BEGIN Data lines

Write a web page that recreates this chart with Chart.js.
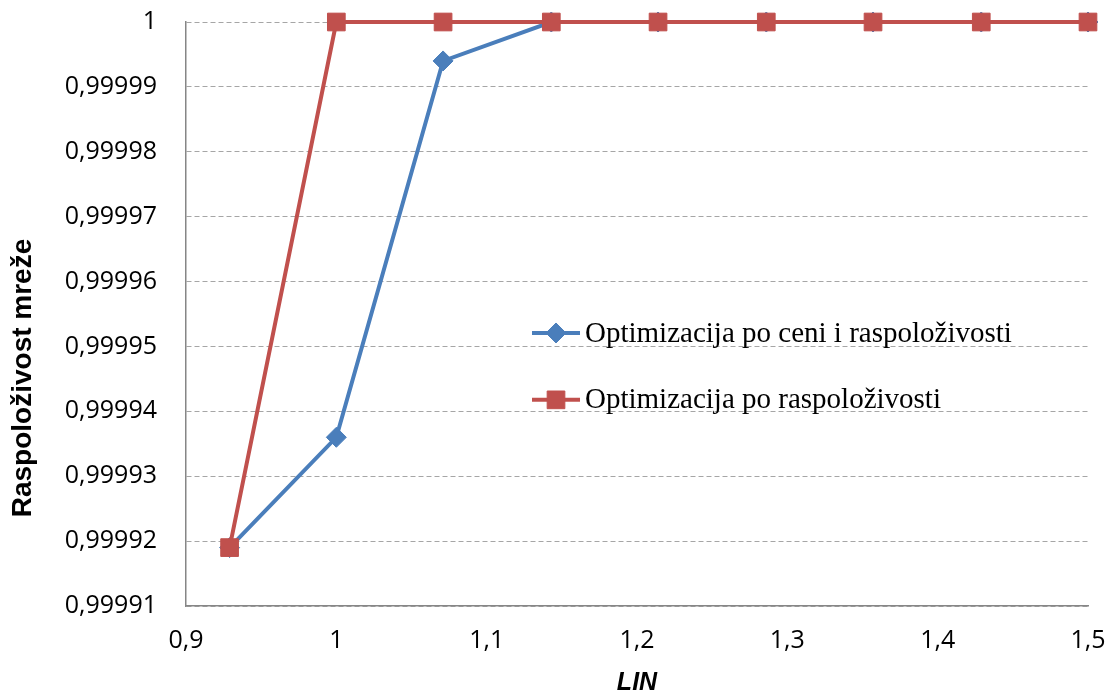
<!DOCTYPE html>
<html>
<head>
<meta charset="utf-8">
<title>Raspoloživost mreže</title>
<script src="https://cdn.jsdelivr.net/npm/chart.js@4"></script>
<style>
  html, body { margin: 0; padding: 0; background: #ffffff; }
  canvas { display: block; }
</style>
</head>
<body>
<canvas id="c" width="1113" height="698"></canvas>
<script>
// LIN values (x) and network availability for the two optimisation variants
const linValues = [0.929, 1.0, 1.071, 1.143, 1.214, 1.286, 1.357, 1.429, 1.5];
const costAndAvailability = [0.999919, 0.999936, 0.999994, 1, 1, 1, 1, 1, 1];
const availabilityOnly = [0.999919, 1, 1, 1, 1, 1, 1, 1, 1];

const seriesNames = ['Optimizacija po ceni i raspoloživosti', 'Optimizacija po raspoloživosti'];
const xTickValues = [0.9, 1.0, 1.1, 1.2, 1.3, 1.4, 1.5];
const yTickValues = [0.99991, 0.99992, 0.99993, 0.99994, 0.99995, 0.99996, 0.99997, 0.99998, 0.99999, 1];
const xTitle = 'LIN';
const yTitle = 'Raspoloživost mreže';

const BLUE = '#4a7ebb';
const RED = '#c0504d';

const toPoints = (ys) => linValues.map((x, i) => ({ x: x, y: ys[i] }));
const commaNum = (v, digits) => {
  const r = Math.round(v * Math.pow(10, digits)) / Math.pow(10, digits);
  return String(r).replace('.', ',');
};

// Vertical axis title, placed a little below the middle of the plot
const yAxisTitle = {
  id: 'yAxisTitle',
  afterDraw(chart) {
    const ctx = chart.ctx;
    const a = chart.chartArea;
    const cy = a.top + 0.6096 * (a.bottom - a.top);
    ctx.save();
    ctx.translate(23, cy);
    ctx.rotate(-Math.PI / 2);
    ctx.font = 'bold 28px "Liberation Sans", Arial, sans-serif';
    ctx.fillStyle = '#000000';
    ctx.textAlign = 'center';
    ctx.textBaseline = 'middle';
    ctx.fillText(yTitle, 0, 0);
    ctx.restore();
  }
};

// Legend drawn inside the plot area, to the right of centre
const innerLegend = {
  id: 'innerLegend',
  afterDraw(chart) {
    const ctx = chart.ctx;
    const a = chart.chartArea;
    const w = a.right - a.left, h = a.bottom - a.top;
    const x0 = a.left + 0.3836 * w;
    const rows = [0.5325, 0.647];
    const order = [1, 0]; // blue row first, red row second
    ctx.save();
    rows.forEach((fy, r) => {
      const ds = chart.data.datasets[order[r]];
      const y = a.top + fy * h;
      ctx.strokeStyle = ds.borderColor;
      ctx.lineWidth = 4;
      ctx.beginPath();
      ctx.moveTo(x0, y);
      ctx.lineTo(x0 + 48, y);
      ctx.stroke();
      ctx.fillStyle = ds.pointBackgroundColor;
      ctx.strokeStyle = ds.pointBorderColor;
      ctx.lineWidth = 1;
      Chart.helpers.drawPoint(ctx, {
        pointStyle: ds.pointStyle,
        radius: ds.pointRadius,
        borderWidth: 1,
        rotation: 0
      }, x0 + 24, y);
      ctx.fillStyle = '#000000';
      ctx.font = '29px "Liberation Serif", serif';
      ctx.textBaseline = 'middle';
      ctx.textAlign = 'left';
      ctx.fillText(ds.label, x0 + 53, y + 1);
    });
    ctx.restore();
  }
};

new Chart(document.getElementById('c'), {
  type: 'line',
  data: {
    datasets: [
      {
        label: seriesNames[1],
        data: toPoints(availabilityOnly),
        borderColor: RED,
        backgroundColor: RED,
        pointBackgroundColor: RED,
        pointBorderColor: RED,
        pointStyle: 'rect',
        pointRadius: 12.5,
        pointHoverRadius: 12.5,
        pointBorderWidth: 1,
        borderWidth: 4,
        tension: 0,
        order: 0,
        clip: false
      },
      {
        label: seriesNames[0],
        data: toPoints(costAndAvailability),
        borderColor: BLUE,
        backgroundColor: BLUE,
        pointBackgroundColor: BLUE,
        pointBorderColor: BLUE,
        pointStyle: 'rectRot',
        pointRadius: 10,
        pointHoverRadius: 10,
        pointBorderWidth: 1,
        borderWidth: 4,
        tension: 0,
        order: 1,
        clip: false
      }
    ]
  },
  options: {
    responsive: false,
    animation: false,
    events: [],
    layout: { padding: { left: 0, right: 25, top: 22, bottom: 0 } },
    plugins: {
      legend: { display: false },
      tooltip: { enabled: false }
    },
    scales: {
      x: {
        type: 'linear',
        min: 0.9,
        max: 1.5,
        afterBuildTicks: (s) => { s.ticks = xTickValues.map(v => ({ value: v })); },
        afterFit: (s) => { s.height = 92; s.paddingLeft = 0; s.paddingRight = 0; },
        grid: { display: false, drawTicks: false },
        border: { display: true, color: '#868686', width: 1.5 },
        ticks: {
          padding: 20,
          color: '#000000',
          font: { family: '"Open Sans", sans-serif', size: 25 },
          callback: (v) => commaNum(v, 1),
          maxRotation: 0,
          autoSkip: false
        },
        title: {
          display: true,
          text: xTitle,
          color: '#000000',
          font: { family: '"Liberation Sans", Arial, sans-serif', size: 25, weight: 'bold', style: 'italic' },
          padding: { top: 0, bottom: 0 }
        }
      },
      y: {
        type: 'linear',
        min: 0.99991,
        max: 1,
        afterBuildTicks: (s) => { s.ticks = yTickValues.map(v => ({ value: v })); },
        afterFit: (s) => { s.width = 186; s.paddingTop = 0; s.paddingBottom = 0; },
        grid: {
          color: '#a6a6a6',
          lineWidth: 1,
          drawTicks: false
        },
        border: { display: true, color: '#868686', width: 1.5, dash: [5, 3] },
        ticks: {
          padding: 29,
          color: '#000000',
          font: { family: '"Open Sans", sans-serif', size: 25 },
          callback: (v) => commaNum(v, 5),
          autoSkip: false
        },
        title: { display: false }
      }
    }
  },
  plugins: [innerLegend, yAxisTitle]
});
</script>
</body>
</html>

END Data lines
BEGIN Data lines

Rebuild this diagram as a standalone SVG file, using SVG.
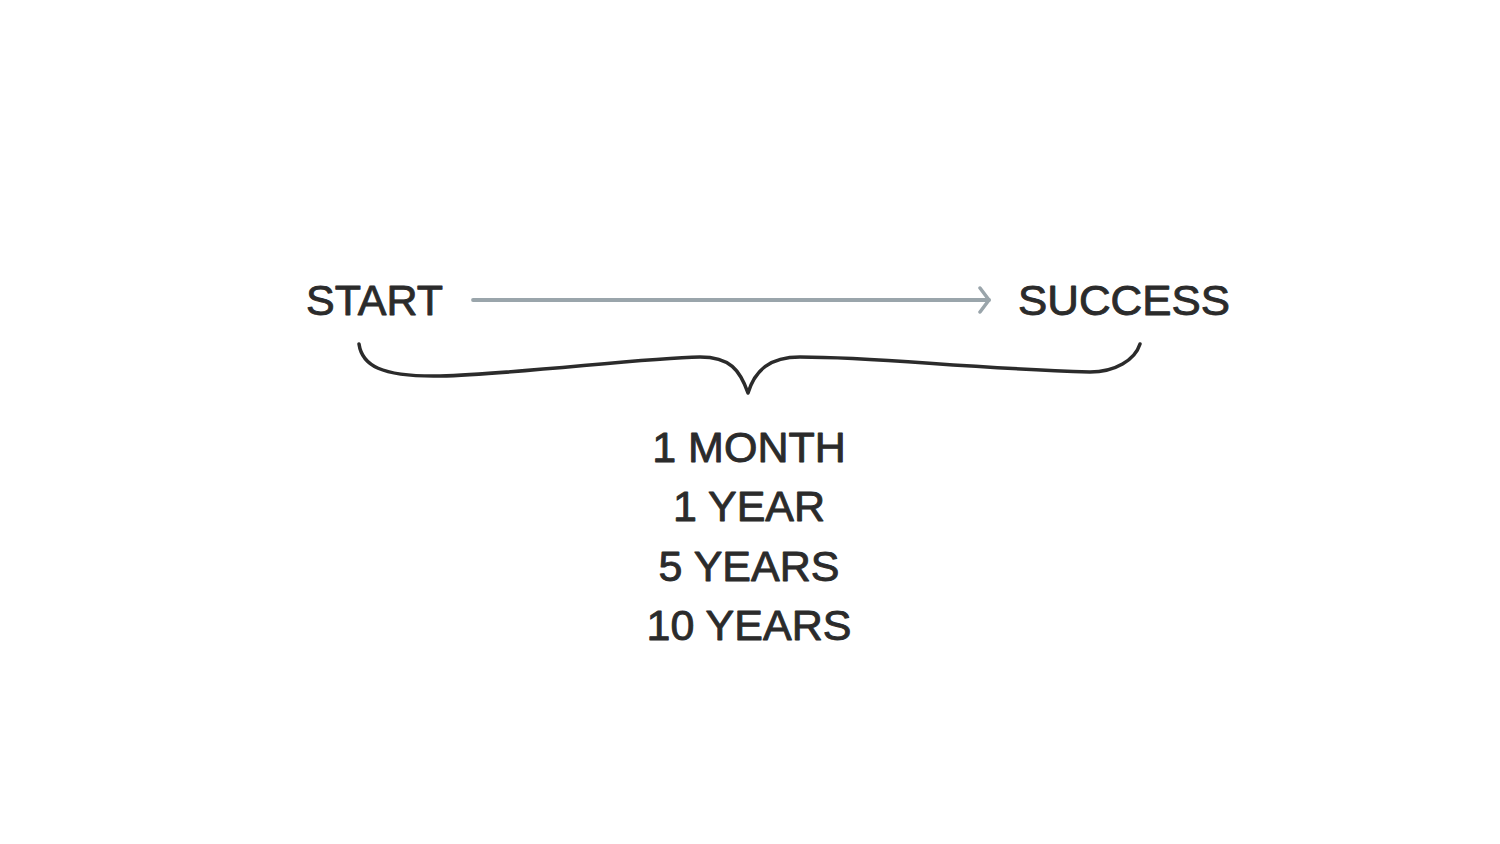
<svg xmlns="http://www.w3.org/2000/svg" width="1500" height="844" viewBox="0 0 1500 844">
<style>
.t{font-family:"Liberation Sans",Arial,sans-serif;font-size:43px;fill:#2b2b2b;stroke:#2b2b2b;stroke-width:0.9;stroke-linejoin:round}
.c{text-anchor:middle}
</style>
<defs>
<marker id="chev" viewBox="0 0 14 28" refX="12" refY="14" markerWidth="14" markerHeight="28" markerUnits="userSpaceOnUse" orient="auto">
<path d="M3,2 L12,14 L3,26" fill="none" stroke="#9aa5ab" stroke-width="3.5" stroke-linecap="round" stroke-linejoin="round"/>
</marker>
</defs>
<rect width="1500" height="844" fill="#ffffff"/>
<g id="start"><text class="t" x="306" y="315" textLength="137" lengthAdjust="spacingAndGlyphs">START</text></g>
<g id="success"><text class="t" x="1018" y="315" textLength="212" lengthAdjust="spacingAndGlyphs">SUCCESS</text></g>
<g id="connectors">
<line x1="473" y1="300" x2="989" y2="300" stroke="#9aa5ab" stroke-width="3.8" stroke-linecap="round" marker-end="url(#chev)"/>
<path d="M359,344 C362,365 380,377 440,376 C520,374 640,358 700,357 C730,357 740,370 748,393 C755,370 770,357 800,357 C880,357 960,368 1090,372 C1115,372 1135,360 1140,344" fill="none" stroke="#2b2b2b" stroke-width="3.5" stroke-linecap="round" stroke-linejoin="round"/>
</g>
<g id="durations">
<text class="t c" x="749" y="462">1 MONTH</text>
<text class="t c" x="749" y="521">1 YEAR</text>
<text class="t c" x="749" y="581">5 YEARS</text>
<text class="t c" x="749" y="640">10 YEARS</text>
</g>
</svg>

END Data lines

__What the task requires__. Skip all pictures. Retype exactly the span whose first line is the one with "Write a web" and whose last line is the one with "1, 1, 1, 1, 1, 1, 1];".

__Completed exercise__.
Write a web page that recreates this chart with Chart.js.
<!DOCTYPE html>
<html>
<head>
<meta charset="utf-8">
<title>Raspoloživost mreže</title>
<script src="https://cdn.jsdelivr.net/npm/chart.js@4"></script>
<style>
  html, body { margin: 0; padding: 0; background: #ffffff; }
  canvas { display: block; }
</style>
</head>
<body>
<canvas id="c" width="1113" height="698"></canvas>
<script>
// LIN values (x) and network availability for the two optimisation variants
const linValues = [0.929, 1.0, 1.071, 1.143, 1.214, 1.286, 1.357, 1.429, 1.5];
const costAndAvailability = [0.999919, 0.999936, 0.999994, 1, 1, 1, 1, 1, 1];
const availabilityOnly = [0.999919, 1, 1, 1, 1, 1, 1, 1, 1];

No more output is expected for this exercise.